Les femmes issues de milieux précaires sont également plus susceptibles de se retrouver dans des configurations familiales fragiles, telles que les familles monoparentales, où les risques de pauvreté sont exacerbés. En outre, la situation est encore plus difficile pour celles dont les parents avaient un faible niveau d’éducation ou pour celles qui ont grandi dans des environnements urbains défavorisés.
Les facteurs environnementaux et leur influence
Outre le diplôme, d’autres facteurs liés à l’environnement familial et socio-économique jouent un rôle majeur dans la perpétuation de la pauvreté. Selon France Stratégie, les trois principaux facteurs qui influencent la probabilité de rester pauvre à l’âge adulte sont le faible niveau d’éducation des parents, le fait de ne pas être né en France, et le degré d’urbanisation de la commune de résidence. Ces éléments montrent à quel point les origines sociales et les conditions de vie à l’adolescence peuvent conditionner les trajectoires futures.
L’espoir d’une mobilité sociale
Malgré ces constats alarmants, il existe des signes d’espoir. Environ 30 % des anciens adolescents précaires parviennent à se hisser parmi les 40 % les plus aisés à l’âge adulte, preuve que la mobilité sociale est possible, bien que difficile. Ces cas montrent que, sous certaines conditions, notamment grâce à l’éducation et à un environnement de soutien, il est possible de sortir de la précarité et de s’élever socialement.

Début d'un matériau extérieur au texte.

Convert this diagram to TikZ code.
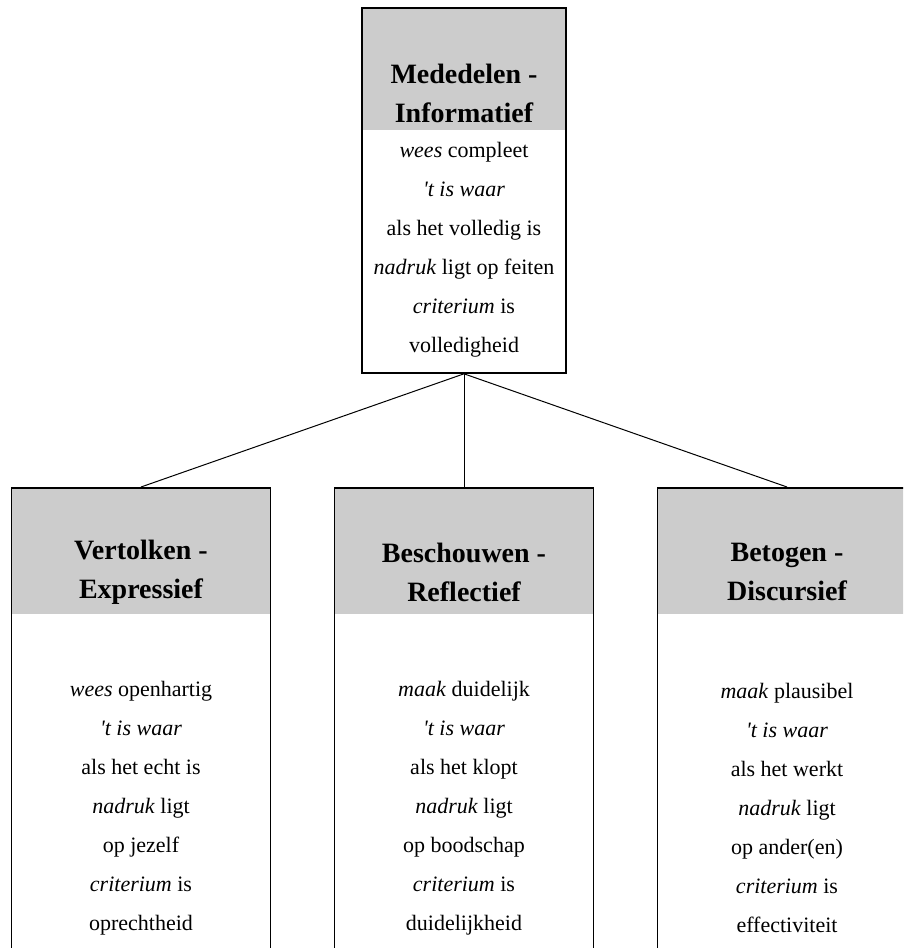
\documentclass[tikz,border=0pt]{standalone}
\usepackage{fontspec}
\setmainfont{Liberation Serif}
\usetikzlibrary{positioning}
\definecolor{headgray}{RGB}{204,204,204}
\tikzset{frame/.style = {draw, line width=1.8pt, inner sep=0, anchor=north},
  headbox/.style = {fill=headgray, inner sep=0, anchor=north},
  headtxt/.style = {font=\bfseries\fontsize{28}{39}\selectfont, align=center},
  bodytxt/.style = {font=\fontsize{22}{39}\selectfont, align=center},
  link/.style = {line width=1pt}}

\begin{document}
\begin{tikzpicture}[x=1pt, y=-1pt]
      \useasboundingbox (0,0) rectangle (903,948);
      \clip (0,0) rectangle (903,948);

      % bovenste vak
      \node [headbox, minimum width=204, minimum height=123] (tophead) at (464,7) {};
      \node [frame, minimum width=204, minimum height=365] (top) at (464,7) {};
      \node [headtxt] (toptitle) at (464,93) {Mededelen -\\Informatief};
      \node [bodytxt] (toptext) at (464,250) {\textit{wees} compleet\\
        \textit{\textquotesingle t is waar}\\als het volledig is\\
        \textit{nadruk} ligt op feiten\\\textit{criterium} is\\volledigheid};

      \foreach \id/\x/\hd/\bd in {
          expr/141/{Vertolken -\\Expressief}/{\textit{wees} openhartig\\
            \textit{\textquotesingle t is waar}\\als het echt is\\
            \textit{nadruk} ligt\\op jezelf\\\textit{criterium} is\\oprechtheid},
          refl/464/{Beschouwen -\\Reflectief}/{\textit{maak} duidelijk\\
            \textit{\textquotesingle t is waar}\\als het klopt\\
            \textit{nadruk} ligt\\op boodschap\\\textit{criterium} is\\duidelijkheid},
          disc/787/{Betogen -\\Discursief}/{\textit{maak} plausibel\\
            \textit{\textquotesingle t is waar}\\als het werkt\\
            \textit{nadruk} ligt\\op ander(en)\\\textit{criterium} is\\effectiviteit}} {
        \node [headbox, minimum width=259, minimum height=127] (\id-head) at (\x,487) {};
        \node [frame, minimum width=259, minimum height=520] (\id) at (\x,487) {};
        \node [headtxt] (\id-title) at (\x,572) {\hd};
        \node [bodytxt] (\id-text) at (\x,808) {\bd};
        \draw [link] (top.south) -- (\id.north);
      }
    \end{tikzpicture}
\end{document}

Pour un renforcement des politiques publiques
En somme, les études de France Stratégie mettent en lumière l’importance cruciale des conditions de vie à l’adolescence sur les trajectoires de vie. La précarité à cette période charnière semble non seulement limiter les opportunités futures, mais aussi exacerber les inégalités, en particulier pour les femmes. Face à ce constat, il apparaît indispensable de renforcer les politiques publiques visant à promouvoir l’éducation et l’égalité des chances, afin de briser les cycles de pauvreté et de favoriser une réelle mobilité sociale.